* _Required work_
Note each line where "that" appears, and copy it.

* _Provided data_
********
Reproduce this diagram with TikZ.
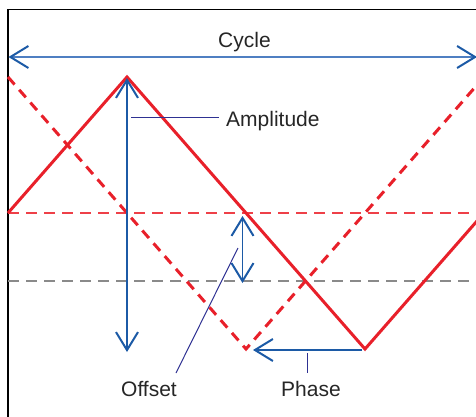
\documentclass[tikz,border=0pt]{standalone}
\usepackage{fontspec}
\setmainfont{Liberation Sans}
\usetikzlibrary{arrows.meta}
\definecolor{wavered}{HTML}{E8202A}
\definecolor{thinred}{HTML}{EE4048}
\definecolor{arrowblue}{HTML}{1C5AA6}
\definecolor{cycleblue}{HTML}{4F7FC2}
\definecolor{leadnavy}{HTML}{2E3192}
\definecolor{basegray}{HTML}{8A8A8A}
\tikzset{
  frameline/.style={draw=black,line width=1.3pt},
  solidwave/.style={draw=wavered,line width=3pt,line join=miter},
  dashwave/.style={draw=wavered,line width=3pt,dash pattern=on 10pt off 7pt},
  redmidline/.style={color=thinred,line width=1.1pt,dash pattern=on 11pt off 7pt},
  zeroline/.style={color=basegray,line width=1.1pt,dash pattern=on 11pt off 7pt},
  barb/.tip={Straight Barb[length=18pt,width=22pt,line width=2pt,color=arrowblue]},
  measure/.style={draw=arrowblue,line width=1.3pt},
  leader/.style={draw=leadnavy,line width=1pt},
  lbl/.style={font=\fontsize{21}{24}\selectfont,text=black!85,inner sep=0pt}
}
\begin{document}
\begin{tikzpicture}[x=1pt,y=-1pt]
\useasboundingbox (0,0) rectangle (476,417);
\clip (0,0) rectangle (476,417);
% frame
\coordinate (fbl) at (8,418);
\coordinate (ftl) at (8,9.5);
\coordinate (ftr) at (477,9.5);
\draw[frameline] (fbl) -- (ftl) -- (ftr);
% reference lines
\coordinate (mL) at (8,213);
\coordinate (mR) at (477,213);
\coordinate (zL) at (8,281);
\coordinate (zR) at (477,281);
\draw[redmidline] (mL) -- (mR);
\draw[zeroline] (zL) -- (zR);
% solid wave
\coordinate (s0) at (8,213);
\coordinate (s1) at (127,77);
\coordinate (s2) at (365,349);
\coordinate (s3) at (484,213);
\draw[solidwave] (s0) -- (s1) -- (s2) -- (s3);
% dashed wave
\coordinate (d0) at (8,77);
\coordinate (d1) at (246,349);
\coordinate (d2) at (484,77);
\draw[dashwave] (d0) -- (d1) -- (d2);
% cycle
\coordinate (cL) at (8.5,57);
\coordinate (cR) at (477,57);
\draw[draw=cycleblue,line width=1.3pt,{barb}-{barb}] (cL) -- (cR);
\node[lbl,anchor=base] (cyc) at (244.5,48) {Cycle};
% amplitude
\coordinate (aT) at (127,78);
\coordinate (aB) at (127,352);
\draw[measure,{barb}-{barb}] (aT) -- (aB);
\coordinate (aL0) at (131,118);
\coordinate (aL1) at (219,118);
\draw[leader] (aL0) -- (aL1);
\node[lbl,anchor=base west] (amp) at (226,127) {Amplitude};
% offset
\coordinate (oT) at (242.5,216);
\coordinate (oB) at (242.5,283);
\draw[measure,{barb}-{barb}] (oT) -- (oB);
\coordinate (oL0) at (176,373);
\coordinate (oL1) at (238,248);
\draw[leader] (oL0) -- (oL1);
\node[lbl,anchor=base] (off) at (149,396) {Offset};
% phase
\coordinate (pS) at (362,350);
\coordinate (pE) at (253,350);
\draw[measure,-{barb}] (pS) -- (pE);
\coordinate (pL0) at (307,353);
\coordinate (pL1) at (307,373);
\draw[leader] (pL0) -- (pL1);
\node[lbl,anchor=base] (pha) at (311,396) {Phase};
\end{tikzpicture}
\end{document}
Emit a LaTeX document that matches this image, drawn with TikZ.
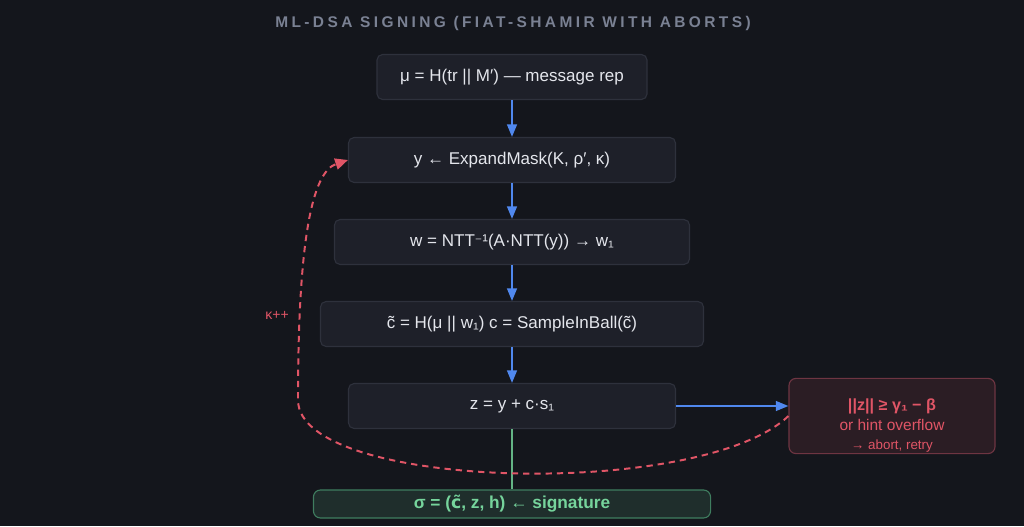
\documentclass[tikz,border=0pt]{standalone}
\usepackage{fontspec}
\setmainfont{Liberation Sans}
\newfontfamily\symfont{DejaVu Sans}
\usetikzlibrary{arrows.meta}
\definecolor{bgdark}{HTML}{14161C}
\definecolor{boxfill}{HTML}{1E2029}
\definecolor{boxline}{HTML}{2E313C}
\definecolor{textlight}{HTML}{E4E6EC}
\definecolor{titlegray}{HTML}{7A8193}
\definecolor{flowblue}{HTML}{5088EE}
\definecolor{abortred}{HTML}{E05566}
\definecolor{abortfill}{HTML}{2B1D24}
\definecolor{abortline}{HTML}{6E3542}
\definecolor{sigfill}{HTML}{1F2E2C}
\definecolor{sigline}{HTML}{3F7D5F}
\definecolor{siggreen}{HTML}{76D49C}
\tikzset{
  stepbox/.style={draw=boxline, fill=boxfill, rounded corners=4pt, line width=0.8pt,
    text=textlight, font=\fontsize{12.1}{14}\selectfont, minimum height=1.125cm},
  flow/.style={draw=flowblue, line width=1.4pt, -{Triangle[width=7pt,length=9pt]}},
  retry/.style={draw=abortred, line width=1.4pt, dash pattern=on 4.5pt off 3.5pt,
    -{Triangle[width=8pt,length=9pt]}}
}
\begin{document}
\begin{tikzpicture}[x=0.025cm, y=-0.025cm]
            \fill [bgdark] (0,0) rectangle (1024,526);
            \useasboundingbox (0,0) rectangle (1024,526);
            \node (title) at (513,24) [text=titlegray, font=\bfseries\fontsize{11}{13}\selectfont\addfontfeature{LetterSpace=22}] {ML-DSA SIGNING (FIAT-SHAMIR WITH ABORTS)};
            % the signing pipeline
            \node (mu) at (512,77) [stepbox, minimum width=6.75cm] {μ = H(tr || M′) — message rep};
            \node (ymask) at (512,160) [stepbox, minimum width=8.175cm] {y ← ExpandMask(K, ρ′, κ)};
            \node (wcomm) at (512,242) [stepbox, minimum width=8.875cm] {w = NTT{\symfont\fontsize{10}{12}\selectfont⁻}¹(A·NTT(y)) → w₁};
            \node (chal) at (512,324) [stepbox, minimum width=9.575cm] {c̃ = H(μ || w₁) c = SampleInBall(c̃)};
            \node (zresp) at (512,406) [stepbox, minimum width=8.175cm] {z = y + c·s₁};
            \node (abort) at (892,416) [draw=abortline, fill=abortfill, rounded corners=5pt, line width=0.8pt,
                minimum width=5.15cm, minimum height=1.775cm, text=abortred, align=center, inner sep=1pt]
                {\rule{0pt}{22pt}{\bfseries\fontsize{11.5}{13}\selectfont ||z|| ≥ γ₁ − β}\\[2pt]
                 {\fontsize{11}{13}\selectfont or hint overflow}\\[1.5pt]
                 {\fontsize{9.5}{11}\selectfont → abort, retry}};
            \node (sig) at (512,504) [draw=sigline, fill=sigfill, rounded corners=5pt, line width=0.8pt,
                minimum width=9.925cm, minimum height=0.7cm, text=siggreen,
                font=\bfseries\fontsize{12.3}{14}\selectfont] {σ = ({\symfont c̃}, z, h) ← signature};
            \draw [flow] (mu) -- (ymask);
            \draw [flow] (ymask) -- (wcomm);
            \draw [flow] (wcomm) -- (chal);
            \draw [flow] (chal) -- (zresp);
            \draw [flow] (zresp.east) -- (zresp.east -| abort.west);
            \draw [draw=siggreen!85!black, line width=1.4pt] (zresp) -- (sig);
            % rejection loop back to the mask
            \coordinate (loopleft) at (298,400);
            \draw [retry] (abort.west) .. controls (700,500) and (298,490) .. (loopleft)
                .. controls (298,240) and (312,172) .. (ymask.west);
            \node (kinc) at (277,315) [text=abortred, font=\fontsize{10}{12}\selectfont] {κ++};
\end{tikzpicture}
\end{document}
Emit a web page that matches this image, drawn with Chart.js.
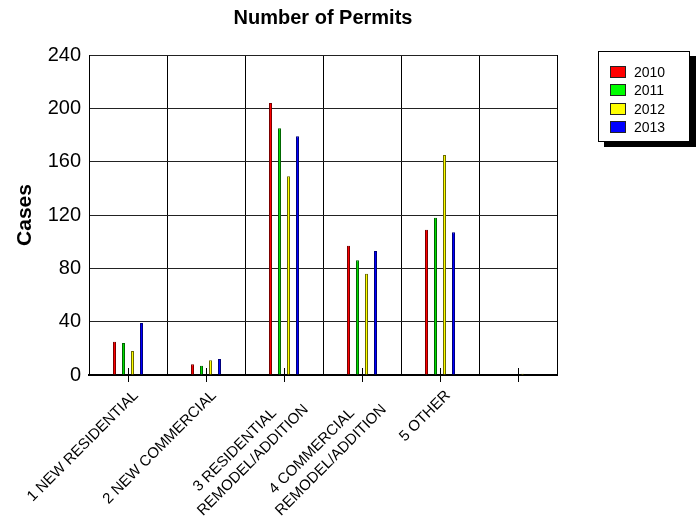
<!DOCTYPE html>
<html>
<head>
<meta charset="utf-8">
<script src="https://cdn.jsdelivr.net/npm/chart.js@4/dist/chart.umd.min.js"></script>
<style>
  body { margin: 0; background: #fff; font-family: "Liberation Sans", Arial, sans-serif; }
  #wrap { position: relative; width: 698px; height: 518px; }
  #legend { position: absolute; left: 598px; top: 51px; width: 92px; height: 91px; box-sizing: border-box;
            border: 1px solid #000; background: #fff; box-shadow: 6px 5px 0 #000; }
  .item { position: absolute; left: 11px; height: 12px; font-size: 14px; line-height: 12px; white-space: nowrap; }
  .sw { position: absolute; left: 0; top: 0; width: 14px; height: 10px; border: 1px solid #222; }
  .item span { position: absolute; left: 24px; top: 0; }
</style>
</head>
<body>
<div id="wrap">
  <canvas id="permits" width="698" height="518"></canvas>
  <div id="legend"></div>
</div>
<script>
// categorias y series
// (los espacios finales centran la linea corta sobre la larga)
const categories = [
  ['1 NEW RESIDENTIAL'],
  ['2 NEW COMMERCIAL'],
  ['3 RESIDENTIAL      ', 'REMODEL/ADDITION'],
  ['4 COMMERCIAL      ', 'REMODEL/ADDITION'],
  ['5 OTHER'],
  ''
];
const years = ['2010', '2011', '2012', '2013'];
const cases2010 = [25, 8, 204, 97, 109, 0];
const cases2011 = [24, 7, 185, 86, 118, 0];
const cases2012 = [18, 11, 149, 76, 165, 1];
const cases2013 = [39, 12, 179, 93, 107, 0];
const yTicks = [0, 40, 80, 120, 160, 200, 240];

const fills   = ['#ff0000', '#00dd00', '#ffff00', '#0000ff'];
const borders = ['#7a0000', '#006600', '#6b6b00', '#00007a'];
const series  = [cases2010, cases2011, cases2012, cases2013];

// MARK: leyenda en HTML con sombra
const legendEl = document.getElementById('legend');
years.forEach((y, i) => {
  const it = document.createElement('div');
  it.className = 'item';
  it.style.top = (14 + i * 18.3) + 'px';
  it.innerHTML = '<div class="sw" style="background:' + (i === 1 ? '#00ff00' : fills[i]) + '"></div><span>' + y + '</span>';
  legendEl.appendChild(it);
});

// MARK: marcas cruzadas en el centro de cada categoria
const centerTicks = {
  id: 'centerTicks',
  afterDatasetsDraw(chart) {
    const x = chart.scales.x, ctx = chart.ctx;
    const yb = chart.chartArea.bottom;
    ctx.save();
    ctx.strokeStyle = '#000';
    ctx.lineWidth = 1;
    categories.forEach((c, i) => {
      const px = Math.round(x.getPixelForValue(i)) + 0.5;
      ctx.beginPath();
      ctx.moveTo(px, yb - 7);
      ctx.lineTo(px, yb + 7);
      ctx.stroke();
    });
    ctx.restore();
  }
};

Chart.defaults.font.family = '"Liberation Sans", Arial, sans-serif';
Chart.defaults.color = '#000';

new Chart(document.getElementById('permits').getContext('2d'), {
  type: 'bar',
  data: {
    labels: categories,
    datasets: years.map((y, i) => ({
      label: y,
      data: series[i],
      backgroundColor: fills[i],
      borderColor: borders[i],
      borderWidth: { left: 1, right: 1, top: 1, bottom: 0 },
      categoryPercentage: 36 / 78,
      barPercentage: 1 / 3
    }))
  },
  options: {
    responsive: false,
    devicePixelRatio: 1,
    animation: false,
    layout: { padding: { left: 0, right: 141, top: 0, bottom: 0 } },
    plugins: {
      legend: { display: false },
      tooltip: { enabled: false },
      title: {
        display: true,
        text: 'Number of Permits',
        fullSize: false,
        font: { size: 20, weight: 'bold' },
        padding: { top: 6, bottom: 25 }
      }
    },
    scales: {
      x: {
        grid: { color: '#000', lineWidth: 1, drawTicks: false, offset: true },
        border: { color: '#000', width: 2 },
        ticks: { font: { size: 15, lineHeight: 1.33 }, minRotation: 45, maxRotation: 45, autoSkip: false,
                 padding: 11, labelOffset: 8 },
        afterFit(s) { s.height = 143; }
      },
      y: {
        min: 0, max: 240,
        grid: { color: '#222', lineWidth: 1, drawTicks: false },
        border: { color: '#000', width: 1 },
        afterBuildTicks(s) { s.ticks = yTicks.map(v => ({ value: v })); },
        ticks: { font: { size: 20 }, padding: 8 },
        title: { display: true, text: 'Cases', font: { size: 21, weight: 'bold' }, padding: { top: 13, bottom: 0 } },
        afterFit(s) { s.width = 89; }
      }
    }
  },
  plugins: [centerTicks]
});
</script>
</body>
</html>
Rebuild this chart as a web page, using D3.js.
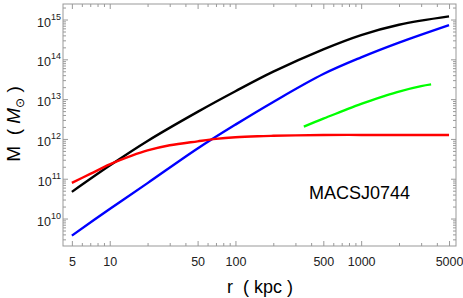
********
* _Response_
Emit a LaTeX document that matches this image, drawn with TikZ.
Emit a web page that matches this image, drawn with Chart.js.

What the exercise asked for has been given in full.